To do - Find the string "this" in the records. Copy every line it appears in.

Records for the exercise -
+ + + +
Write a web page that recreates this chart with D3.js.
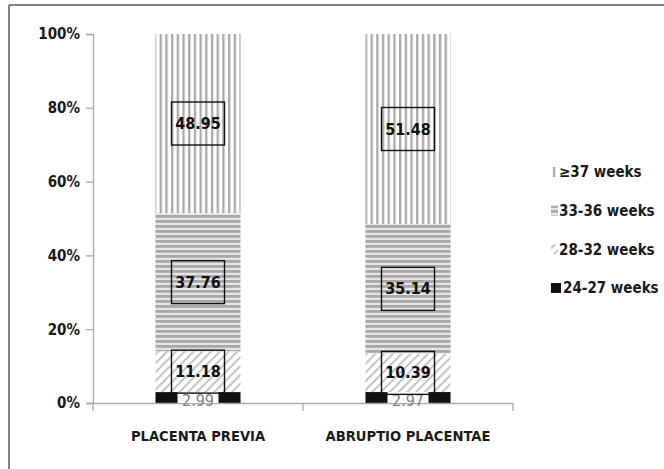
<!DOCTYPE html>
<html><head><meta charset="utf-8">
<script src="https://cdn.jsdelivr.net/npm/d3@7"></script>
<style>
body{margin:0;background:#fff;}
svg{display:block;}
text{font-family:"DejaVu Sans Condensed","DejaVu Sans",sans-serif;font-weight:bold;}
</style></head>
<body>
<svg id="chart" width="664" height="469"></svg>
<script>
const categories = ["PLACENTA PREVIA", "ABRUPTIO PLACENTAE"];
const seriesNames = ["24-27 weeks", "28-32 weeks", "33-36 weeks", "\u226537 weeks"];
const weeks24_27 = [2.99, 2.97];
const weeks28_32 = [11.18, 10.39];
const weeks33_36 = [37.76, 35.14];
const weeks37plus = [48.95, 51.48];
const yTicks = [0, 20, 40, 60, 80, 100];

const seriesValues = [weeks24_27, weeks28_32, weeks33_36, weeks37plus];
const table = categories.map((c, i) => {
  const row = {category: c};
  seriesNames.forEach((s, j) => row[s] = seriesValues[j][i]);
  return row;
});

const svg = d3.select("#chart");
const defs = svg.append("defs");

// patterns
const pV = defs.append("pattern").attr("id", "pV").attr("patternUnits", "userSpaceOnUse")
  .attr("width", 5.7).attr("height", 10);
pV.append("rect").attr("width", 5.7).attr("height", 10).attr("fill", "#fff");
pV.append("rect").attr("x", 0).attr("width", 2.3).attr("height", 10).attr("fill", "#a9a9a9");

const pH = defs.append("pattern").attr("id", "pH").attr("patternUnits", "userSpaceOnUse")
  .attr("width", 10).attr("height", 5);
pH.append("rect").attr("width", 10).attr("height", 5).attr("fill", "#e6e6e6");
pH.append("rect").attr("y", 0).attr("width", 10).attr("height", 2.8).attr("fill", "#a8a8a8");

const pD = defs.append("pattern").attr("id", "pD").attr("patternUnits", "userSpaceOnUse")
  .attr("width", 6.2).attr("height", 8).attr("patternTransform", "rotate(45)");
pD.append("rect").attr("width", 6.2).attr("height", 8).attr("fill", "#fff");
pD.append("rect").attr("x", 0).attr("width", 2).attr("height", 8).attr("fill", "#c4c4c4");

const fills = {"24-27 weeks": "#111", "28-32 weeks": "url(#pD)", "33-36 weeks": "url(#pH)", "\u226537 weeks": "url(#pV)"};

// frame
svg.append("line").attr("x1", 9).attr("y1", 5).attr("x2", 9).attr("y2", 469).attr("stroke", "#5a5a5a").attr("stroke-width", 1.5);
svg.append("line").attr("x1", 9).attr("y1", 5).attr("x2", 664).attr("y2", 5).attr("stroke", "#5a5a5a").attr("stroke-width", 1.5);

const x = d3.scaleBand().domain(categories).range([93, 513]).padding(0);
const y = d3.scaleLinear().domain([0, 1]).range([403, 34]);
const barW = x.bandwidth() * 0.405;

const stack = d3.stack().keys(seriesNames).offset(d3.stackOffsetExpand);
const series = stack(table);

const g = svg.append("g");
series.forEach(s => {
  g.selectAll(null).data(s).join("rect")
    .attr("x", d => x(d.data.category) + x.bandwidth() / 2 - barW / 2)
    .attr("width", barW)
    .attr("y", d => y(d[1]))
    .attr("height", d => y(d[0]) - y(d[1]))
    .attr("fill", fills[s.key]);
});

// y axis
const yAxisScale = d3.scaleLinear().domain([0, 100]).range([403, 34]);
const yAxis = svg.append("g").attr("transform", "translate(93,0)")
  .call(d3.axisLeft(yAxisScale).tickValues(yTicks).tickFormat(d => d + "%").tickSize(7).tickPadding(6));
yAxis.select(".domain").attr("stroke", "#aaa").attr("stroke-width", 1.3);
yAxis.selectAll(".tick line").attr("stroke", "#aaa").attr("stroke-width", 1.3);
yAxis.selectAll(".tick text").attr("fill", "#1a1a1a").style("font-size", "15px").attr("font-family", null);

// x axis
const xAxis = svg.append("g").attr("transform", "translate(0,403)")
  .call(d3.axisBottom(x).tickSize(0).tickPadding(28));
xAxis.select(".domain").attr("stroke", "#aaa").attr("stroke-width", 1.3);
xAxis.selectAll(".tick text").attr("fill", "#1a1a1a").style("font-size", "14.6px").attr("font-family", null);
// category separator ticks
const bounds = [x.range()[0]].concat(categories.map(c => x(c) + x.bandwidth()));
xAxis.selectAll(".sep").data(bounds).join("line").attr("class", "sep")
  .attr("x1", d => d).attr("x2", d => d).attr("y1", 0).attr("y2", 8)
  .attr("stroke", "#aaa").attr("stroke-width", 1.3);

// data labels
const lab = svg.append("g");
series.forEach((s, si) => {
  s.forEach(d => {
    const cx = x(d.data.category) + x.bandwidth() / 2;
    const cy = (y(d[0]) + y(d[1])) / 2;
    const v = d.data[s.key];
    if (si === 0) {
      lab.append("rect").attr("x", cx - 20.5).attr("y", y(d[1])).attr("width", 41).attr("height", y(d[0]) - y(d[1]))
        .attr("fill", "#fff");
      lab.append("text").attr("x", cx).attr("y", cy + 8).attr("text-anchor", "middle")
        .attr("fill", "#808080").style("font-weight", "normal").style("font-size", "16px").text(v.toFixed(2));
    } else {
      lab.append("rect").attr("x", cx - 26.5).attr("y", cy - 21.5).attr("width", 53).attr("height", 43)
        .attr("fill", "none").attr("stroke", "#111").attr("stroke-width", 1.4);
      lab.append("text").attr("x", cx).attr("y", cy).attr("dy", "0.35em").attr("text-anchor", "middle")
        .attr("fill", "#111").style("font-size", "16px").text(v.toFixed(2));
    }
  });
});

// legend
const legendOrder = seriesNames.slice().reverse();
const legendY = d3.scalePoint().domain(legendOrder).range([172, 288]);
const leg = svg.append("g");
legendOrder.forEach(k => {
  const cy = legendY(k);
  const isBlack = k === "24-27 weeks";
  leg.append("rect").attr("x", 551).attr("y", cy - 5).attr("width", isBlack ? 10 : 7).attr("height", 10)
    .attr("fill", fills[k]);
  leg.append("text").attr("x", isBlack ? 563 : 559).attr("y", cy).attr("dy", "0.35em")
    .attr("fill", "#1a1a1a").style("font-size", "15px").text(k);
});
</script>
</body></html>
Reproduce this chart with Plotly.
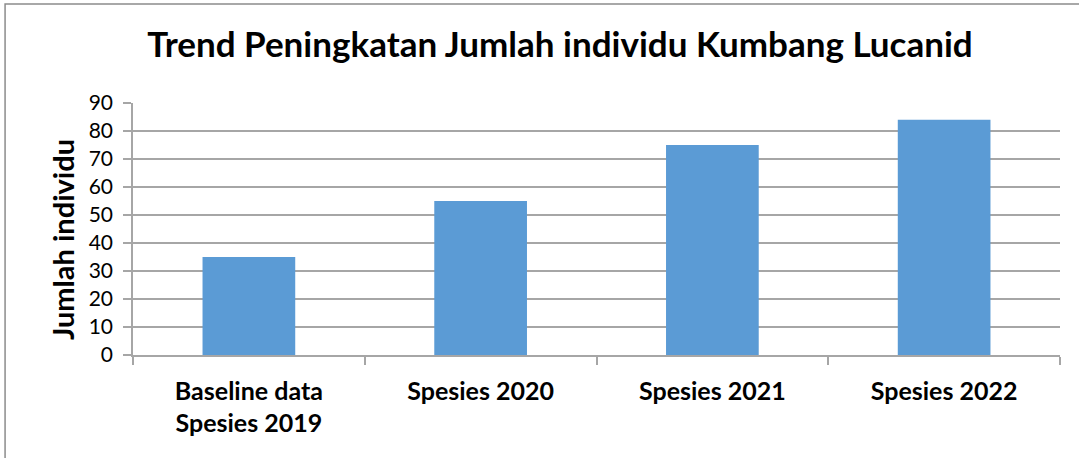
import plotly.graph_objects as go

categories = ["Baseline data<br>Spesies 2019", "Spesies 2020", "Spesies 2021", "Spesies 2022"]
values = [35, 55, 75, 84]
y_ticks = [0, 10, 20, 30, 40, 50, 60, 70, 80, 90]

FONT = "Lato, 'Open Sans', sans-serif"
GRID = "#a6a6a6"

fig = go.Figure()

fig.add_trace(go.Bar(
    x=categories,
    y=values,
    marker=dict(color="#5b9bd5", line=dict(width=0)),
    hovertemplate="%{x}: %{y}<extra></extra>",
))

# chart frame (only left/top edges visible in the original crop)
fig.add_shape(
    type="rect", xref="paper", yref="paper",
    x0=-0.138, x1=1.2, y0=-0.6, y1=1.393,
    line=dict(color="#8c8c8c", width=1.5),
    layer="below",
)

fig.add_annotation(
    text="<b>Jumlah individu</b>",
    xref="paper", yref="paper",
    x=-0.0766, y=0.46,
    textangle=-90,
    showarrow=False,
    xanchor="center", yanchor="middle",
    font=dict(family=FONT, size=29, color="#000000"),
)

fig.update_layout(
    width=1079,
    height=458,
    paper_bgcolor="#ffffff",
    plot_bgcolor="#ffffff",
    title=dict(
        text="<b>Trend Peningkatan Jumlah individu Kumbang Lucanid</b>",
        x=0.519, xanchor="center",
        y=0.902, yanchor="middle",
        font=dict(family=FONT, size=35, color="#000000"),
    ),
    xaxis=dict(
        type="category",
        showline=True,
        linecolor=GRID,
        linewidth=1.5,
        ticks="outside",
        tickson="boundaries",
        ticklen=8,
        tickcolor=GRID,
        tickwidth=1.5,
        tickvals=categories,
        ticktext=[f"<b>{c}</b>" for c in categories],
        tickfont=dict(family=FONT, size=25, color="#000000"),
        ticklabelstandoff=13,
        showgrid=False,
    ),
    yaxis=dict(
        range=[0, 90],
        tickvals=y_ticks,
        showline=True,
        linecolor=GRID,
        linewidth=1.5,
        ticks="outside",
        ticklen=8,
        tickcolor=GRID,
        tickwidth=1.5,
        showgrid=True,
        gridcolor=GRID,
        gridwidth=1.5,
        zeroline=False,
        tickfont=dict(family=FONT, size=21, color="#000000"),
        ticklabelstandoff=6,
    ),
    bargap=0.6,
    showlegend=False,
    margin=dict(l=133, r=19, t=103, b=103),
)

fig.write_html(
    "out.html",
    config={"displayModeBar": False},
    post_script="document.body.style.margin='0';",
)
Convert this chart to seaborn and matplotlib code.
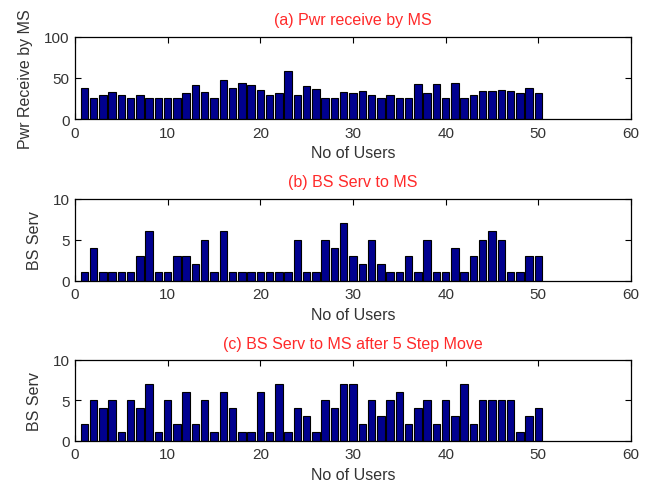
import matplotlib
matplotlib.use("Agg")
import matplotlib.pyplot as plt
import seaborn as sns
import pandas as pd

# Users 1..50
users = list(range(1, 51))

# (a) received power per mobile station
pwr_receive = [38, 26, 29, 33, 29, 26, 29, 26, 26, 26,
               26, 31, 41, 33, 26, 47, 37, 44, 41, 35,
               29, 31, 58, 29, 40, 36, 26, 26, 33, 31,
               34, 29, 26, 29, 26, 26, 43, 31, 43, 26,
               44, 26, 29, 34, 34, 35, 34, 31, 37, 31]

# (b) serving base station per mobile station
bs_serv = [1, 4, 1, 1, 1, 1, 3, 6, 1, 1,
           3, 3, 2, 5, 1, 6, 1, 1, 1, 1,
           1, 1, 1, 5, 1, 1, 5, 4, 7, 3,
           2, 5, 2, 1, 1, 3, 1, 5, 1, 1,
           4, 1, 3, 5, 6, 5, 1, 1, 3, 3]

# (c) serving base station after 5 steps of movement
bs_serv_moved = [2, 5, 4, 5, 1, 5, 4, 7, 1, 5,
                 2, 6, 2, 5, 1, 6, 4, 1, 1, 6,
                 1, 7, 1, 4, 3, 1, 5, 4, 7, 7,
                 2, 5, 3, 5, 6, 2, 4, 5, 2, 5,
                 3, 7, 2, 5, 5, 5, 5, 1, 3, 4]

titles = ["(a) Pwr receive by MS", "(b) BS Serv to MS",
          "(c) BS Serv to MS after 5 Step Move"]
ylabels = ["Pwr Receive by MS", "BS Serv", "BS Serv"]
xlabel = "No of Users"
xticks = [0, 10, 20, 30, 40, 50, 60]
yticks = [[0, 50, 100], [0, 5, 10], [0, 5, 10]]

sns.set_style("white")
plt.rcParams["font.family"] = ["Liberation Sans", "DejaVu Sans"]
plt.rcParams.update({
    "xtick.direction": "in", "ytick.direction": "in",
    "xtick.top": True, "ytick.right": True,
    "xtick.bottom": True, "ytick.left": True,
    "xtick.major.size": 4, "ytick.major.size": 4,
    "xtick.major.width": 0.8, "ytick.major.width": 0.8,
    "xtick.color": "black", "ytick.color": "black",
    "xtick.labelcolor": "#333333", "ytick.labelcolor": "#333333",
    "xtick.labelsize": 11, "ytick.labelsize": 11,
    "xtick.major.pad": 5, "ytick.major.pad": 4,
    "axes.edgecolor": "black", "axes.linewidth": 0.9,
})

fig = plt.figure(figsize=(6.49, 4.85), dpi=100)
W, H = 649, 485
boxes = [(37.5, 120.0), (199.5, 281.5), (361.0, 441.5)]
series = [pwr_receive, bs_serv, bs_serv_moved]
ylab_x = [-0.0755, -0.060, -0.060]

for i, ((top, bot), vals) in enumerate(zip(boxes, series)):
    ax = fig.add_axes([75 / W, 1 - bot / H, (631 - 75) / W, (bot - top) / H])
    df = pd.DataFrame({"user": users, "value": vals})
    sns.barplot(data=df, x="user", y="value", native_scale=True, width=0.8,
                color="#00008F", saturation=1, edgecolor="black", linewidth=0.8,
                ax=ax, errorbar=None)
    ax.set_xlim(0, 60)
    ax.set_ylim(yticks[i][0], yticks[i][-1])
    ax.set_xticks(xticks)
    ax.set_yticks(yticks[i])
    ax.set_title(titles[i], color="#FF2A2A", fontsize=11.5, pad=9)
    ax.set_xlabel(xlabel, fontsize=11.5, color="#333333", labelpad=4)
    ax.set_ylabel(ylabels[i], fontsize=11.5, color="#333333")
    ax.yaxis.set_label_coords(ylab_x[i], 0.5)
    for s in ax.spines.values():
        s.set_visible(True)

fig.savefig("out.png", dpi=100)
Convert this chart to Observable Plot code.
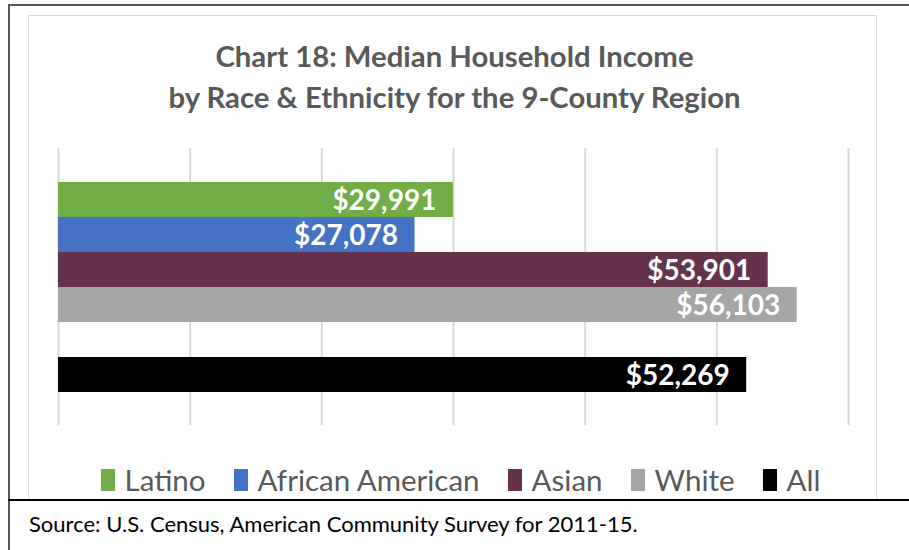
<!DOCTYPE html>
<html>
<head>
<meta charset="utf-8">
<script src="https://cdn.jsdelivr.net/npm/d3@7"></script>
<script src="https://cdn.jsdelivr.net/npm/@observablehq/plot@0.6"></script>
<style>
  html, body { margin: 0; padding: 0; background: #fff; }
  #wrap { position: relative; width: 909px; height: 550px; overflow: hidden; font-family: Lato, "Open Sans", sans-serif; }
  .frame { position: absolute; }
  #title { position: absolute; left: 0; width: 909px; top: 35px; text-align: center; font-weight: bold; font-size: 29.3px; line-height: 41px; color: #595959; }
  #chart { position: absolute; left: 0; top: 140px; }
  #legend { position: absolute; top: 462px; left: 6px; width: 909px; display: flex; justify-content: center; gap: 0; font-size: 29.5px; color: #595959; }
  .item { display: flex; align-items: center; margin: 0 14px; }
  .sw { width: 14px; height: 22px; margin-right: 10px; }
  #source { position: absolute; left: 29px; top: 510px; font-size: 22px; color: #000; }
</style>
</head>
<body>
<div id="wrap">
  <div class="frame" style="left:8px;top:4px;width:901px;height:2px;background:#555;"></div>
  <div class="frame" style="left:8px;top:4px;width:2px;height:546px;background:#555;"></div>
  <div class="frame" style="left:28px;top:15px;width:849px;height:486px;border:1.5px solid #d9d9d9;border-bottom:none;box-sizing:border-box;"></div>
  <div class="frame" style="left:8px;top:499px;width:901px;height:2px;background:#000;"></div>
  <div id="title">Chart 18: Median Household Income<br>by Race &amp; Ethnicity for the 9-County Region</div>
  <div id="chart"></div>
  <div id="legend"></div>
  <div id="source">Source: U.S. Census, American Community Survey for 2011-15.</div>
</div>
<script>
const categories = ["Latino", "African American", "Asian", "White", "All"];
const incomes = [29991, 27078, 53901, 56103, 52269];
const colors = ["#70ad47", "#4472c4", "#64334b", "#a5a5a5", "#000000"];
const xTicks = [0, 10000, 20000, 30000, 40000, 50000, 60000];
const slots = ["Latino", "African American", "Asian", "White", " ", "All"];

const data = categories.map((c, i) => ({category: c, income: incomes[i]}));
const fmt = d3.format("$,");

const plot = Plot.plot({
  width: 909,
  height: 300,
  marginLeft: 58,
  marginRight: 61,
  marginTop: 8,
  marginBottom: 15,
  x: {domain: [0, 60000], axis: null},
  y: {domain: slots, axis: null, paddingInner: 0, paddingOuter: 0.9},
  color: {domain: categories, range: colors},
  style: {fontFamily: "Lato, 'Open Sans', sans-serif", background: "transparent"},
  marks: [
    Plot.ruleX(xTicks, {stroke: "#d9d9d9", strokeWidth: 2}),
    Plot.barX(data, {x: "income", y: "category", fill: "category"}),
    Plot.text(data, {x: "income", y: "category", text: d => fmt(d.income), textAnchor: "end", dx: -17, dy: 1, fill: "white", fontWeight: "bold", fontSize: 28})
  ]
});
document.getElementById("chart").appendChild(plot);

const color = plot.scale("color");
const legend = document.getElementById("legend");
categories.forEach(c => {
  const item = document.createElement("div");
  item.className = "item";
  const sw = document.createElement("div");
  sw.className = "sw";
  sw.style.background = color.apply(c);
  const t = document.createElement("span");
  t.textContent = c;
  item.appendChild(sw);
  item.appendChild(t);
  legend.appendChild(item);
});
</script>
</body>
</html>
+ + + +
Finished answer -
Write a web page that recreates this chart with D3.js.
Reproduce this chart with Plotly.
Convert this chart to seaborn and matplotlib code.
Convert this chart to Observable Plot code.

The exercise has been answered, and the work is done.